Items listed in a dataset
===
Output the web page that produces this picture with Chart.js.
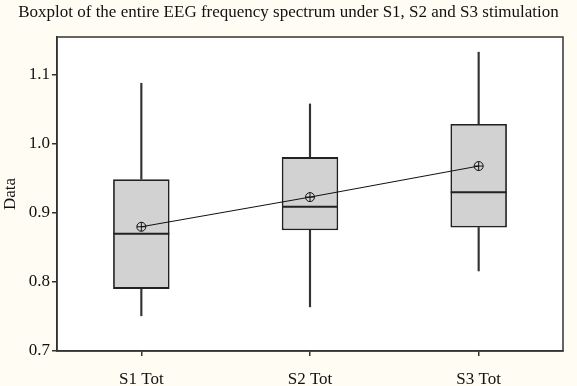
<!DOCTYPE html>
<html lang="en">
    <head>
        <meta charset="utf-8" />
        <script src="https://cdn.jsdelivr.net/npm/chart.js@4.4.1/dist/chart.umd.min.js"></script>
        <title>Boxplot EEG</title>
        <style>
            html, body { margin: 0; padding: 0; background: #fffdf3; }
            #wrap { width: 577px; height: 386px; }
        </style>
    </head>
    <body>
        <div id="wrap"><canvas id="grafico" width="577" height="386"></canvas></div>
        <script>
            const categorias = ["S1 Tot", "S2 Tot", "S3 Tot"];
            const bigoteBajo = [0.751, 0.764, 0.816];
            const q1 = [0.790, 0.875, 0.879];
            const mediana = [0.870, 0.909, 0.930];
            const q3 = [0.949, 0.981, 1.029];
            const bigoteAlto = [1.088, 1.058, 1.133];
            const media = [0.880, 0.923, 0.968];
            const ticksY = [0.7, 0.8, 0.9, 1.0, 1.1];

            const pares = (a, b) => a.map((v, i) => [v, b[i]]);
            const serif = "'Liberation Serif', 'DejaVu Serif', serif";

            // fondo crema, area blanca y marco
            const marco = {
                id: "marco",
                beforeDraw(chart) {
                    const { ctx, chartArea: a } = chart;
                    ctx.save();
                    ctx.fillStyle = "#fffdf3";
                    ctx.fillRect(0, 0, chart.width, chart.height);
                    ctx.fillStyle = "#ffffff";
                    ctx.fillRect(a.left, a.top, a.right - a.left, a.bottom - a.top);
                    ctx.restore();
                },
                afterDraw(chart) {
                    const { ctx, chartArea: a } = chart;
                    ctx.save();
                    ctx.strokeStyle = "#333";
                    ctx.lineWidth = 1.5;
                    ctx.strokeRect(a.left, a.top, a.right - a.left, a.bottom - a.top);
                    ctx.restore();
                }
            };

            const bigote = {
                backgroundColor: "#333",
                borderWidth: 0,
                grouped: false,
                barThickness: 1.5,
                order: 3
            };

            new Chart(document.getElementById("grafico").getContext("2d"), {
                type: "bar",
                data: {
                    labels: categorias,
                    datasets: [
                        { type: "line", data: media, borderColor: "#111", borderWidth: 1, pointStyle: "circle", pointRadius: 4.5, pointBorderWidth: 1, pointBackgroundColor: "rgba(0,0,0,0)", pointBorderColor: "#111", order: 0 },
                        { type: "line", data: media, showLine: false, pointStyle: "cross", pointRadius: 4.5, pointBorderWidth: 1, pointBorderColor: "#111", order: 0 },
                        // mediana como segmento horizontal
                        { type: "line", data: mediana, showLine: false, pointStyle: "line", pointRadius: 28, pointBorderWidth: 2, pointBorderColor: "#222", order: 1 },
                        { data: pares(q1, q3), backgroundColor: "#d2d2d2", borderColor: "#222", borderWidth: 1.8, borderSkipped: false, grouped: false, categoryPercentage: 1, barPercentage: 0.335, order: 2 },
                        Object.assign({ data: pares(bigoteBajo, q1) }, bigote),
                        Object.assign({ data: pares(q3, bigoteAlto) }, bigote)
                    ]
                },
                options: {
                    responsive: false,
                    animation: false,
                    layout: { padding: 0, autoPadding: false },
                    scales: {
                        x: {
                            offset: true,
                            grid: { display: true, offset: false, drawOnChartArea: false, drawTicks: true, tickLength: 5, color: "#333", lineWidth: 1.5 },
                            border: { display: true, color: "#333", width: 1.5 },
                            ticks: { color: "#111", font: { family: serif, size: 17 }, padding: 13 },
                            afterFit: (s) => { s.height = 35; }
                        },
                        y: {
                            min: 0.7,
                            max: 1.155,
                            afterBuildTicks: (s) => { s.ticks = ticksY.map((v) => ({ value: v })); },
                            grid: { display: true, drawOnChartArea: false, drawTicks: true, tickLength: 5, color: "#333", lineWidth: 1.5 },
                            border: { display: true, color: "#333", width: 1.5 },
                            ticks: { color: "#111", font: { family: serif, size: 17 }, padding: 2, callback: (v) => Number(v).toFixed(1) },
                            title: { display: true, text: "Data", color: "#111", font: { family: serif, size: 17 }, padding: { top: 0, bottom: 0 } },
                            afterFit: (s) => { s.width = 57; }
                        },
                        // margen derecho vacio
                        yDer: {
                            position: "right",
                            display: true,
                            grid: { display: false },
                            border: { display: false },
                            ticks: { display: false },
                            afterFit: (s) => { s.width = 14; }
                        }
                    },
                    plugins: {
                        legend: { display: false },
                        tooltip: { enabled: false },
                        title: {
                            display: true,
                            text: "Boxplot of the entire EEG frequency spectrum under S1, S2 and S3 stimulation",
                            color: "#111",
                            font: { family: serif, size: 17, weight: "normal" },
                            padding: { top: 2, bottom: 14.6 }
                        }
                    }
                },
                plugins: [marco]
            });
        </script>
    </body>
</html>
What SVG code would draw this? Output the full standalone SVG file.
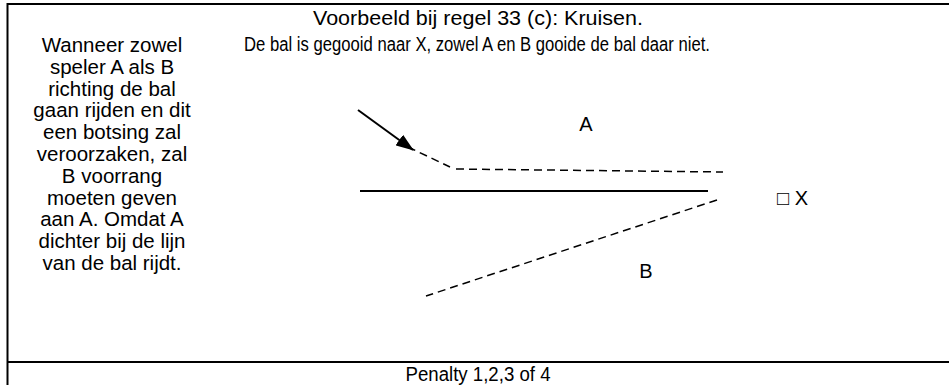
===
* [GIVEN EXERCISE]:
Write out the records above once more, word for word, with no pictures.

* [ANSWER IN FULL]:
Output the web page that produces this picture with Chart.js.
<!DOCTYPE html>
<html lang="en">
    <head>
        <meta charset="utf-8" />
        <script src="https://cdn.jsdelivr.net/npm/chart.js@4.4.1/dist/chart.umd.min.js"></script>
        <title>Boxplot EEG</title>
        <style>
            html, body { margin: 0; padding: 0; background: #fffdf3; }
            #wrap { width: 577px; height: 386px; }
        </style>
    </head>
    <body>
        <div id="wrap"><canvas id="grafico" width="577" height="386"></canvas></div>
        <script>
            const categorias = ["S1 Tot", "S2 Tot", "S3 Tot"];
            const bigoteBajo = [0.751, 0.764, 0.816];
            const q1 = [0.790, 0.875, 0.879];
            const mediana = [0.870, 0.909, 0.930];
            const q3 = [0.949, 0.981, 1.029];
            const bigoteAlto = [1.088, 1.058, 1.133];
            const media = [0.880, 0.923, 0.968];
            const ticksY = [0.7, 0.8, 0.9, 1.0, 1.1];

            const pares = (a, b) => a.map((v, i) => [v, b[i]]);
            const serif = "'Liberation Serif', 'DejaVu Serif', serif";

            // fondo crema, area blanca y marco
            const marco = {
                id: "marco",
                beforeDraw(chart) {
                    const { ctx, chartArea: a } = chart;
                    ctx.save();
                    ctx.fillStyle = "#fffdf3";
                    ctx.fillRect(0, 0, chart.width, chart.height);
                    ctx.fillStyle = "#ffffff";
                    ctx.fillRect(a.left, a.top, a.right - a.left, a.bottom - a.top);
                    ctx.restore();
                },
                afterDraw(chart) {
                    const { ctx, chartArea: a } = chart;
                    ctx.save();
                    ctx.strokeStyle = "#333";
                    ctx.lineWidth = 1.5;
                    ctx.strokeRect(a.left, a.top, a.right - a.left, a.bottom - a.top);
                    ctx.restore();
                }
            };

            const bigote = {
                backgroundColor: "#333",
                borderWidth: 0,
                grouped: false,
                barThickness: 1.5,
                order: 3
            };

            new Chart(document.getElementById("grafico").getContext("2d"), {
                type: "bar",
                data: {
                    labels: categorias,
                    datasets: [
                        { type: "line", data: media, borderColor: "#111", borderWidth: 1, pointStyle: "circle", pointRadius: 4.5, pointBorderWidth: 1, pointBackgroundColor: "rgba(0,0,0,0)", pointBorderColor: "#111", order: 0 },
                        { type: "line", data: media, showLine: false, pointStyle: "cross", pointRadius: 4.5, pointBorderWidth: 1, pointBorderColor: "#111", order: 0 },
                        // mediana como segmento horizontal
                        { type: "line", data: mediana, showLine: false, pointStyle: "line", pointRadius: 28, pointBorderWidth: 2, pointBorderColor: "#222", order: 1 },
                        { data: pares(q1, q3), backgroundColor: "#d2d2d2", borderColor: "#222", borderWidth: 1.8, borderSkipped: false, grouped: false, categoryPercentage: 1, barPercentage: 0.335, order: 2 },
                        Object.assign({ data: pares(bigoteBajo, q1) }, bigote),
                        Object.assign({ data: pares(q3, bigoteAlto) }, bigote)
                    ]
                },
                options: {
                    responsive: false,
                    animation: false,
                    layout: { padding: 0, autoPadding: false },
                    scales: {
                        x: {
                            offset: true,
                            grid: { display: true, offset: false, drawOnChartArea: false, drawTicks: true, tickLength: 5, color: "#333", lineWidth: 1.5 },
                            border: { display: true, color: "#333", width: 1.5 },
                            ticks: { color: "#111", font: { family: serif, size: 17 }, padding: 13 },
                            afterFit: (s) => { s.height = 35; }
                        },
                        y: {
                            min: 0.7,
                            max: 1.155,
                            afterBuildTicks: (s) => { s.ticks = ticksY.map((v) => ({ value: v })); },
                            grid: { display: true, drawOnChartArea: false, drawTicks: true, tickLength: 5, color: "#333", lineWidth: 1.5 },
                            border: { display: true, color: "#333", width: 1.5 },
                            ticks: { color: "#111", font: { family: serif, size: 17 }, padding: 2, callback: (v) => Number(v).toFixed(1) },
                            title: { display: true, text: "Data", color: "#111", font: { family: serif, size: 17 }, padding: { top: 0, bottom: 0 } },
                            afterFit: (s) => { s.width = 57; }
                        },
                        // margen derecho vacio
                        yDer: {
                            position: "right",
                            display: true,
                            grid: { display: false },
                            border: { display: false },
                            ticks: { display: false },
                            afterFit: (s) => { s.width = 14; }
                        }
                    },
                    plugins: {
                        legend: { display: false },
                        tooltip: { enabled: false },
                        title: {
                            display: true,
                            text: "Boxplot of the entire EEG frequency spectrum under S1, S2 and S3 stimulation",
                            color: "#111",
                            font: { family: serif, size: 17, weight: "normal" },
                            padding: { top: 2, bottom: 14.6 }
                        }
                    }
                },
                plugins: [marco]
            });
        </script>
    </body>
</html>
What SVG code would draw this? Output the full standalone SVG file.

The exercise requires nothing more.